The APC equally argued that the petition was improperly constituted having failed to join Atiku Abubakar and PDP, who were necessary parties to be affected by the reliefs sought.

“By Paragraph 17 of the petition, the petitioners, on their own, stated that Alhaji Atiku Abubakar came second in the presidential election with 6,984,520 votes as against the petitioners, who came third with 6,101,533 votes;

“At Paragraph 102 (ii) of the petition, the petitioners urged the tribunal to determine that 1st petitioner scored the majority of lawful votes without joining Alhaji Atiku Abubakar in the petition.

Advertisement

“For the tribunal to grant prayer (iii) of the petitioners, the tribunal must have set aside the scores and election of Alhaji Atiku Abubakar,

“Alhaji Atiku Abubakar must be heard before his votes can be dis-countenanced by the tribunal,” it said.

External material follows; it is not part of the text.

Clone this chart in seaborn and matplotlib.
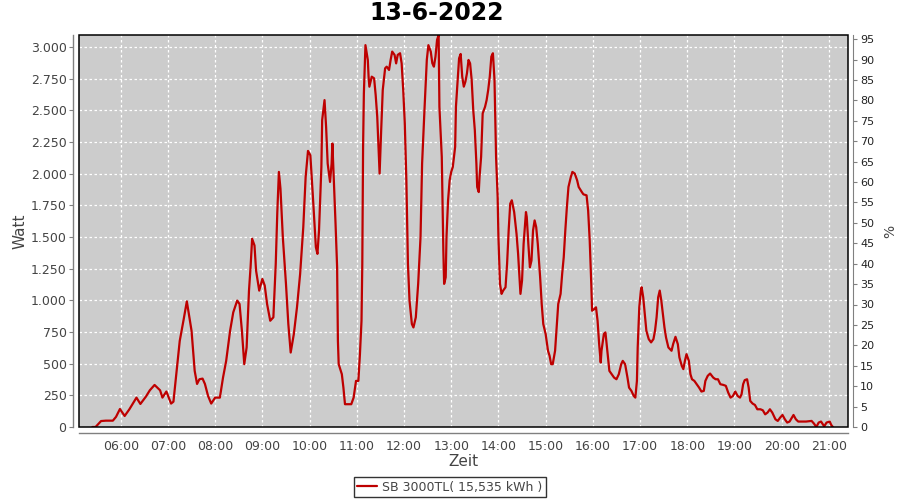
import numpy as np
import pandas as pd
import matplotlib
matplotlib.use("Agg")
import matplotlib.pyplot as plt
import matplotlib.dates as mdates
from matplotlib.ticker import FuncFormatter, MultipleLocator
from matplotlib.patches import Rectangle
import seaborn as sns

# --- Daten ---
DAY = "2022-06-13"
times = [
    "05:24", "05:28", "05:35", "05:41", "05:50", "05:54", "05:59", "06:05", "06:11", "06:20",
    "06:25", "06:32", "06:37", "06:43", "06:50", "06:53", "06:58", "07:04", "07:07", "07:11",
    "07:15", "07:20", "07:24", "07:30", "07:34", "07:37", "07:40", "07:44", "07:47", "07:51",
    "07:55", "08:00", "08:06", "08:10", "08:14", "08:19", "08:23", "08:28", "08:31", "08:34",
    "08:37", "08:40", "08:43", "08:45", "08:47", "08:50", "08:52", "08:56", "09:00", "09:03",
    "09:06", "09:10", "09:14", "09:17", "09:19", "09:21", "09:23", "09:26", "09:30", "09:33",
    "09:36", "09:40", "09:44", "09:48", "09:52", "09:55", "09:58", "10:01", "10:04", "10:08",
    "10:10", "10:12", "10:15", "10:16", "10:19", "10:21", "10:23", "10:26", "10:28", "10:29",
    "10:31", "10:33", "10:35", "10:36", "10:37", "10:41", "10:43", "10:45", "10:49", "10:53",
    "10:56", "10:59", "11:02", "11:04", "11:06", "11:07", "11:08", "11:09", "11:11", "11:14",
    "11:15", "11:16", "11:19", "11:22", "11:24", "11:26", "11:28", "11:29", "11:31", "11:33",
    "11:36", "11:38", "11:41", "11:43", "11:45", "11:48", "11:50", "11:52", "11:55", "11:57",
    "11:59", "12:01", "12:03", "12:05", "12:07", "12:10", "12:12", "12:15", "12:18", "12:21",
    "12:23", "12:26", "12:29", "12:31", "12:34", "12:36", "12:38", "12:40", "12:42", "12:44",
    "12:45", "12:48", "12:49", "12:50", "12:51", "12:53", "12:54", "12:56", "12:58", "13:00",
    "13:02", "13:05", "13:06", "13:08", "13:10", "13:12", "13:14", "13:16", "13:18", "13:20",
    "13:22", "13:24", "13:26", "13:28", "13:30", "13:32", "13:33", "13:35", "13:36", "13:38",
    "13:40", "13:43", "13:45", "13:47", "13:49", "13:51", "13:53", "13:55", "13:57", "13:59",
    "14:00", "14:02", "14:04", "14:06", "14:09", "14:11", "14:13", "14:15", "14:17", "14:20",
    "14:23", "14:25", "14:27", "14:28", "14:30", "14:32", "14:35", "14:36", "14:38", "14:40",
    "14:42", "14:44", "14:46", "14:48", "14:50", "14:53", "14:55", "14:57", "15:00", "15:03",
    "15:05", "15:07", "15:09", "15:12", "15:14", "15:16", "15:19", "15:21", "15:23", "15:25",
    "15:27", "15:29", "15:32", "15:34", "15:37", "15:40", "15:42", "15:46", "15:48", "15:52",
    "15:54", "15:56", "15:58", "15:59", "16:02", "16:04", "16:06", "16:08", "16:10", "16:11",
    "16:14", "16:16", "16:18", "16:21", "16:24", "16:27", "16:30", "16:33", "16:36", "16:38",
    "16:41", "16:44", "16:46", "16:49", "16:52", "16:54", "16:56", "16:57", "16:59", "17:01",
    "17:02", "17:04", "17:06", "17:08", "17:11", "17:14", "17:17", "17:19", "17:21", "17:23",
    "17:25", "17:27", "17:29", "17:31", "17:33", "17:36", "17:40", "17:42", "17:45", "17:48",
    "17:50", "17:53", "17:55", "17:57", "17:59", "18:02", "18:04", "18:06", "18:09", "18:12",
    "18:15", "18:18", "18:21", "18:23", "18:26", "18:29", "18:33", "18:36", "18:39", "18:42",
    "18:46", "18:49", "18:52", "18:55", "18:58", "19:01", "19:04", "19:07", "19:09", "19:11",
    "19:13", "19:16", "19:18", "19:20", "19:23", "19:26", "19:29", "19:33", "19:36", "19:39",
    "19:42", "19:45", "19:48", "19:52", "19:55", "19:58", "20:01", "20:04", "20:07", "20:10",
    "20:15", "20:18", "20:21", "20:31", "20:38", "20:41", "20:44", "20:47", "20:50", "20:54",
    "20:57", "21:01", "21:03", "21:05",
]
watt = [
    0, 0, 47, 50, 50, 80, 142, 87, 140, 232,
    182, 240, 290, 332, 290, 232, 280, 185, 200, 443,
    680, 850, 992, 760, 443, 340, 377, 382, 340, 245,
    185, 232, 232, 390, 522, 760, 905, 998, 971, 760,
    496, 628, 1077, 1261, 1486, 1433, 1235, 1077, 1169, 1117,
    971, 839, 866, 1288, 1697, 2014, 1882, 1499, 1130, 813,
    588, 734, 945, 1209, 1578, 1974, 2180, 2145, 1842, 1420,
    1367, 1552, 2053, 2423, 2581, 2370, 2080, 1935, 2080, 2238,
    1922, 1605, 1261, 681, 496, 417, 311, 180, 180, 180,
    232, 364, 364, 575, 839, 1288, 2212, 2634, 3015, 2898,
    2766, 2687, 2766, 2753, 2621, 2449, 2146, 2001, 2344, 2661,
    2832, 2845, 2819, 2898, 2964, 2938, 2871, 2938, 2951, 2871,
    2661, 2397, 1948, 1288, 998, 813, 786, 866, 1130, 1499,
    2080, 2502, 2900, 3015, 2964, 2872, 2845, 2924, 3056, 3095,
    2528, 2133, 1737, 1394, 1130, 1182, 1499, 1790, 1948, 2014,
    2053, 2212, 2528, 2713, 2911, 2945, 2766, 2687, 2726, 2792,
    2898, 2871, 2740, 2502, 2344, 2080, 1895, 1855, 1974, 2133,
    2476, 2528, 2581, 2661, 2766, 2924, 2951, 2740, 2133, 1816,
    1499, 1130, 1051, 1077, 1103, 1288, 1552, 1763, 1790, 1697,
    1526, 1367, 1156, 1051, 1156, 1446, 1697, 1658, 1446, 1261,
    1314, 1552, 1631, 1578, 1446, 1182, 971, 813, 734, 602,
    562, 496, 496, 602, 786, 971, 1051, 1209, 1341, 1552,
    1737, 1895, 1974, 2014, 2001, 1948, 1895, 1855, 1837, 1829,
    1710, 1473, 1130, 918, 932, 945, 839, 655, 509, 602,
    734, 747, 628, 443, 417, 390, 377, 417, 496, 522,
    496, 390, 311, 285, 245, 232, 364, 628, 945, 1077,
    1103, 1024, 892, 760, 694, 668, 694, 760, 866, 1024,
    1077, 998, 892, 786, 707, 628, 602, 654, 712, 654,
    549, 483, 457, 522, 575, 522, 417, 377, 364, 338,
    311, 280, 285, 364, 404, 422, 390, 377, 377, 338,
    332, 325, 272, 232, 245, 280, 245, 232, 259, 338,
    370, 377, 311, 206, 185, 174, 140, 140, 132, 100,
    114, 140, 114, 61, 48, 74, 95, 61, 35, 43,
    95, 61, 43, 43, 48, 27, 0, 35, 43, 5,
    35, 43, 16, 0,
]
series_name = "SB 3000TL( 15,535 kWh )"
title = "13-6-2022"
hour_ticks = [f"{h:02d}:00" for h in range(6, 22)]

df = pd.DataFrame({
    "Zeit": pd.to_datetime([f"{DAY} {t}" for t in times]),
    "Watt": watt,
})

# --- Stil ---
sns.set_style("white")
plt.rcParams["font.family"] = ["DejaVu Sans"]

LINE_RED = "#BE0000"
BG = "#CCCCCC"
AXIS_GRAY = "#808080"
TXT = "#444444"

fig = plt.figure(figsize=(9, 5), dpi=100)
ax = fig.add_axes([0.0878, 0.146, 0.8542, 0.784])
ax.set_facecolor(BG)

sns.lineplot(data=df, x="Zeit", y="Watt", ax=ax, color=LINE_RED, linewidth=1.6,
             label=series_name, legend=False)

ax.set_xlim(pd.Timestamp(f"{DAY} 05:07"), pd.Timestamp(f"{DAY} 21:24"))
ax.set_ylim(0, 3095)
ax.set_xticks(pd.to_datetime([f"{DAY} {t}" for t in hour_ticks]))
ax.xaxis.set_major_formatter(mdates.DateFormatter("%H:%M"))
ax.yaxis.set_major_locator(MultipleLocator(250))
ax.yaxis.set_major_formatter(FuncFormatter(lambda v, p: f"{int(v):,}".replace(",", ".")))

ax.grid(True, color="white", linestyle=(0, (2, 2)), linewidth=0.9)
ax.set_axisbelow(True)

# Achsen (JFreeChart-Stil, leicht versetzt)
for side in ["top", "right"]:
    ax.spines[side].set_visible(False)
for side in ["left", "bottom"]:
    ax.spines[side].set_position(("outward", 4))
    ax.spines[side].set_color(AXIS_GRAY)
    ax.spines[side].set_linewidth(1.0)
ax.tick_params(axis="both", direction="out", length=3, width=0.8, color=AXIS_GRAY,
               labelcolor=TXT, labelsize=9, pad=2)
ax.add_patch(Rectangle((0, 0), 1, 1, transform=ax.transAxes, fill=False,
                       edgecolor="black", linewidth=1.1, zorder=5, clip_on=False))

ax.set_xlabel("Zeit", fontsize=11, color=TXT, labelpad=1)
ax.set_ylabel("Watt", fontsize=11, color=TXT, labelpad=2)
fig.text(0.485, 0.973, title, fontsize=17, fontweight="bold", color="black",
         ha="center", va="center")

# rechte Achse in %
ax2 = ax.twinx()
ax2.set_ylim(0, 96)
ax2.yaxis.set_major_locator(MultipleLocator(5))
for side in ["top", "left", "bottom"]:
    ax2.spines[side].set_visible(False)
ax2.spines["right"].set_position(("outward", 4))
ax2.spines["right"].set_color(AXIS_GRAY)
ax2.tick_params(axis="y", direction="out", length=3, width=0.8, color=AXIS_GRAY,
                labelcolor="#222222", labelsize=8, pad=2)
ax2.set_ylabel("%", fontsize=10, color=TXT, labelpad=6, rotation=90)

# Legende unten
handles, labels = ax.get_legend_handles_labels()
leg = fig.legend(handles, labels, loc="center", bbox_to_anchor=(0.5, 0.026),
                 frameon=True, fancybox=False, fontsize=9, handlelength=1.6,
                 handletextpad=0.4, borderpad=0.3)
leg.get_frame().set_edgecolor("black")
leg.get_frame().set_linewidth(1.0)
for t in leg.get_texts():
    t.set_color(TXT)

plt.savefig("out.png", dpi=100)
plt.close()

The party said the petition and the identified paragraphs were in breach of the mandatory provisions of Paragraph 4(1)(D) of the 1st Schedule to the Electoral Act, 2022.

According to APC, Paragraphs 60-77 of the petition are non-specific, vague and/or nebulous and thereby incompetent contrary to Paragraph 4(1)(d) of the 1st Schedule to the Electoral Act, 2022.

It said that the allegations of non-compliance must be made distinctly and proved on a polling unit basis but none was specified or provided in any of the paragraphs of the petition.

“Paragraphs 59-60 of the petition disclose no identity or particulars of scores and polling units supplied in 18,088 units mentioned therein,” it added.

The party, therefore, argued that the tribunal lacked the requisite jurisdiction to entertain pre-election complaints embedded in the petition as presently constituted, among other arguments.

The APC urged the tribunal to dismiss the petition with substantial cost as the same was devoid of any merit and founded on frivolity.